‘Persecuted’, convicted, and finally cleared
After more than 30 years Wayne Montaperto has been cleared of child kidnapping convictions that altered the course of his life.
The former Hawke’s Bay man cried when the Court of Appeal ruled yesterday that the verdicts against him were unsafe.
Speaking after court, Montaperto said his name had been smeared for years.
‘‘I was persecuted,’’ he said of the years he was a suspect for the rape and murder of 6-year-old Teresa Cormack in 1987.
Another man, Jules Mikus, was arrested and convicted 15 years later but by that time Montaperto had been through ‘‘a pretty hard time’’, said his lawyer, Ron Mansfield.
He was seriously injured in an assault, he went to Australia to rebuild his life but was deported home in 1993 because of the convictions that have now been overturned.

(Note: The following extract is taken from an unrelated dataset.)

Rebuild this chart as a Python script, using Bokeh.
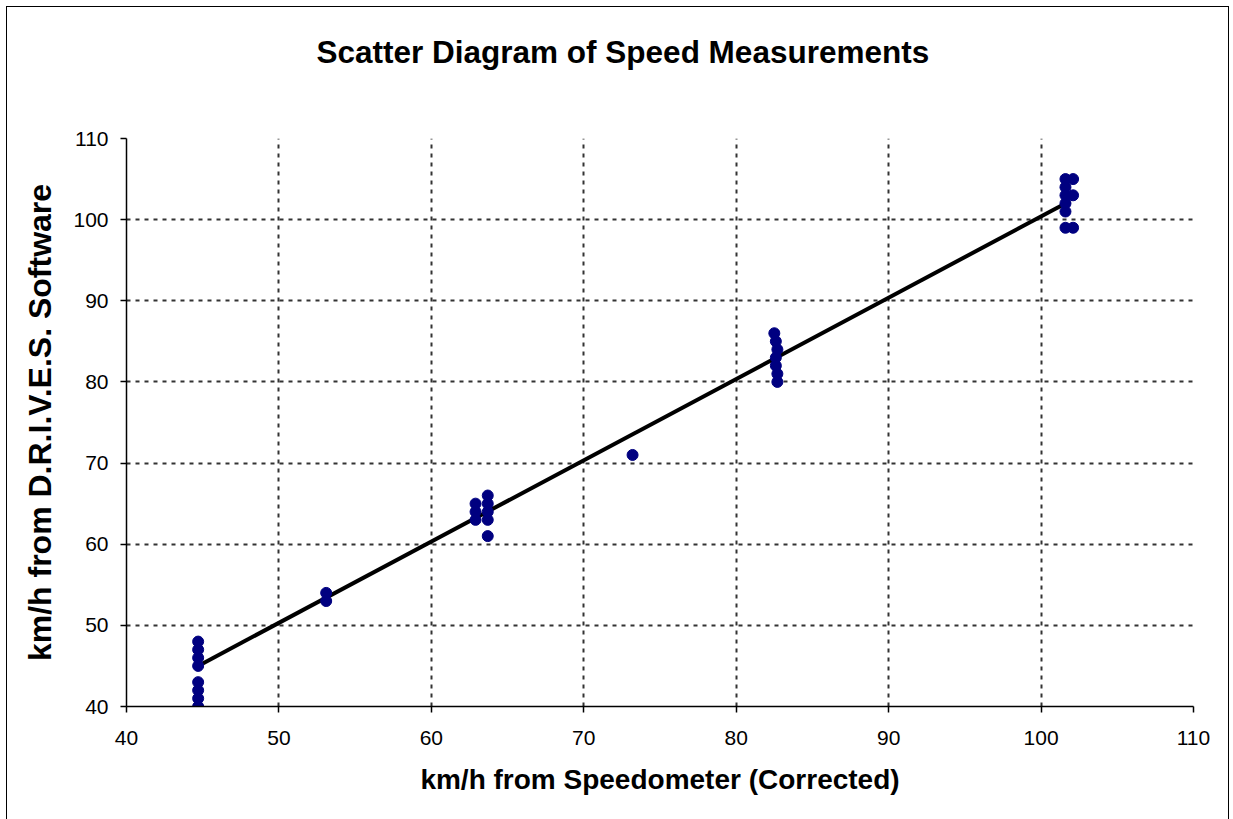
from bokeh.plotting import figure
from bokeh.embed import file_html
from bokeh.resources import INLINE
from bokeh.models import FixedTicker, Range1d, Title

# Data
speedo = [44.7, 44.7, 44.7, 44.7, 44.7, 44.7, 44.7, 44.7,
          53.1, 53.1,
          62.9, 62.9, 62.9,
          63.7, 63.7, 63.7, 63.7, 63.7,
          73.2,
          82.5, 82.6, 82.7, 82.6, 82.6, 82.7, 82.7,
          101.6, 101.6, 101.6, 101.6, 101.6, 101.6,
          102.1, 102.1, 102.1]
drives = [48, 47, 46, 45, 43, 42, 41, 40,
          54, 53,
          65, 64, 63,
          66, 65, 64, 63, 61,
          71,
          86, 85, 84, 83, 82, 81, 80,
          105, 104, 103, 102, 101, 99,
          105, 103, 99]
trend_x = [44.7, 101.9]
trend_y = [45.0, 102.3]
ticks = [40, 50, 60, 70, 80, 90, 100, 110]
title_text = "Scatter Diagram of Speed Measurements"

p = figure(width=1223, height=830, output_backend="svg", toolbar_location=None,
           x_range=Range1d(40, 110), y_range=Range1d(40, 110))
p.min_border_left = 119
p.min_border_right = 37
p.min_border_top = 131
p.min_border_bottom = 131
p.styles = {"border": "1px solid #000", "box-sizing": "border-box",
            "margin-left": "6px", "margin-top": "6px"}

# spacer panel between the frame and the title
p.add_layout(Title(text=" ", text_font_size="2px", standoff=60), "above")
p.add_layout(Title(text=title_text, align="left", offset=190, standoff=10,
                   text_font="Liberation Sans", text_font_size="31.5px",
                   text_font_style="bold", text_color="black"), "above")

p.outline_line_color = None
p.background_fill_color = "white"

for ax in (p.xaxis[0], p.yaxis[0]):
    ax.ticker = FixedTicker(ticks=ticks)
    ax.minor_tick_line_color = None
    ax.major_tick_in = 0
    ax.major_tick_out = 6
    ax.axis_line_color = "black"
    ax.axis_line_width = 1.5
    ax.major_tick_line_color = "black"
    ax.major_tick_line_width = 1.5
    ax.major_label_text_font = "Liberation Sans"
    ax.major_label_text_font_size = "21px"
    ax.major_label_text_color = "black"
    ax.axis_label_text_font = "Liberation Sans"
    ax.axis_label_text_font_style = "bold"
    ax.axis_label_text_color = "black"

p.xaxis.axis_label = "km/h from Speedometer (Corrected)"
p.yaxis.axis_label = "km/h from D.R.I.V.E.S. Software"
p.xaxis.axis_label_text_font_size = "28px"
p.yaxis.axis_label_text_font_size = "32px"
p.xaxis.major_label_standoff = 18
p.yaxis.major_label_standoff = 12
p.xaxis.axis_label_standoff = 16
p.yaxis.axis_label_standoff = 12

for g in (p.xgrid[0], p.ygrid[0]):
    g.ticker = FixedTicker(ticks=ticks)
    g.grid_line_color = "#333333"
    g.grid_line_width = 2
    g.grid_line_dash = "4 5"

p.line(trend_x, trend_y, line_color="black", line_width=4)
p.scatter(speedo, drives, size=11, fill_color="#000080", line_color="#000080")

open("out.html", "w").write(file_html(p, INLINE))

He said his family can now breathe easier. ‘‘It’s a load off my shoulders.’’
Mansfield said he had never had a more persistent client, ringing him every couple of days for many years. Questions of compensation for Montaperto were for another day.
While police were investigating the Teresa Cormack killing they resurrected a case from a year earlier. Montaperto was charged with those offences, found guilty, and sentenced to three years’ jail.
The charges – of kidnapping and one of doing an indecent act with intent to offend – came from an incident in 1986 when four children said they accepted a ride with a man and instead of taking them home he drove them to a river, gave them beer and offered them money in exchange for sex.
They refused and the man drove them back to the Hastings suburb of Flaxmere, where he had picked them up.
Montaperto said it was a case of mistaken identity. His appeal was dismissed.
Years later, in 2008, the jury foreman contacted Montaperto’s lawyer. The man gave evidence at the Court of Appeal yesterday.
He said his memory of a lot of what happened was not clear, but someone who knew he was on the jury had told him that Montaperto was a suspect for the Cormack killing. He told other jurors.
In court yesterday, he said the verdicts were based on the evidence at the trial. He did not recall telling an independent lawyer that he thought the information influenced other jurors.
Four other jurors were contacted. They said they either did not know about the Cormack link or did not recall it.
In 2014 Montaperto asked for the Governor-General, Dame Patsy Reddy, to exercise the royal prerogative of mercy, based on grounds including the juror’s account.
In late 2018 Dame Patsy referred Montaperto’s convictions back to the Court of Appeal to decide if a miscarriage of justice may have occurred.
Three Court of Appeal judges gave their decision after a fiveminute adjournment at the end of yesterday’s hearing. President Justice Stephen Kos said they were satisfied that a case of apparent bias had been established and the convictions were unsafe.
No retrial was ordered. Mikus died in Rimutaka Prison in 2019, still serving the life jail term.